The rest of the population can be forgiven a certain bemusement, but the debate ignited by Jeremy Corbyn in The Independent on Sunday cuts to the heart of the fateful struggle currently under way for the soul of the Labour Party. However painful the feelings this aroused, however perilous the reopening of old wounds and whatever the efforts by Mr Corbyn’s backers to deny that he meant anything important by his clear and concise comments, this is the argument the party could not avoid having. Better to get on with it.
“I’m interested in the idea that we should talk about what the objectives of the party are,” he said, “whether that’s restoring the Clause Four as it was originally written or... a different one”. That’s an unambiguous statement.
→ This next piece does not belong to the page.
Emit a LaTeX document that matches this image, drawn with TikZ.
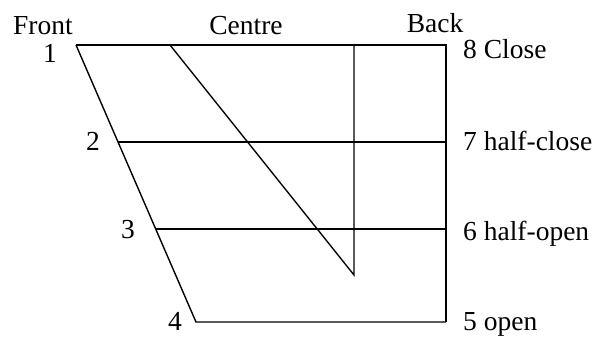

His backers do him no favours by trying to spin it.
Mr Corbyn is a socialist. The party he joined, and of which he has been a hyper-rebellious MP for many years, was in its foundation a socialist party. It remained so, despite the reforming efforts of Hugh Gaitskell and Neil Kinnock, until Tony Blair replaced the crucial wording in 1995: his “Clause Four moment”, as it was subsequently called, the moment that Labour grasped the nettle and plumped for radical change.
The crux of the argument was spelled out by Sidney Webb in the original Clause Four 98 years ago, identifying “the common ownership of the means of production, distribution and exchange” as the royal road to securing for workers “the full fruits of their industry”. But whether “common ownership” – the taking into public hands of major industries such as the railways and energy generation – is the best or even a tolerably efficient way of giving workers prosperity and security is a question that has been gnawing away at the party since Mr Gaitskell first tried to amend the clause after Labour’s election defeat of 1959.
As Ralph Miliband, father of David and Ed, wrote in 1972, the question of “whether the Labour Party is to be concerned with attempts at a more efficient and more humane administration of a capitalist society; or whether it is to adapt itself to the task of creating a socialist one... is as old as the Labour Party itself”.
Is Labour a social-democratic party that has made its peace with capital, is “intensely relaxed” about the filthy rich and has turned its back on revolutionary dreams? Or is it still, in its guts, committed to achieving by democratic means the revolution that Communists sought through violence? It is a debate that many imagined three Blair election victories had killed off. They were wrong; it was merely dormant.
Labour’s problem is that, in the absence of the distant dream of a socialist New Jerusalem, the party seems to many of its members to be severely lacking in point. The deficiency is not new: after the Attlee years, Mr Miliband wrote: “It became increasingly difficult to evade the question of Labour’s ultimate purposes.”
But Labour’s other problem – and the crucial one – is that, since the events of 1989, to continue to believe in the socialist Utopia requires a lack of curiosity and information that is positively childlike. Capitalism continues to wreak havoc in many ways, not least by its cyclical crises: the greed it promotes is to blame for many of our gravest difficulties. But while the world’s former socialist regimes purchased a few decades of full employment before their contradictions tore them apart, their longer-term legacy was disastrous. Mr Cameron’s increasingly reckless Government demands robust opposition. But this tribal, tormented Labour Party looks unlikely to provide it.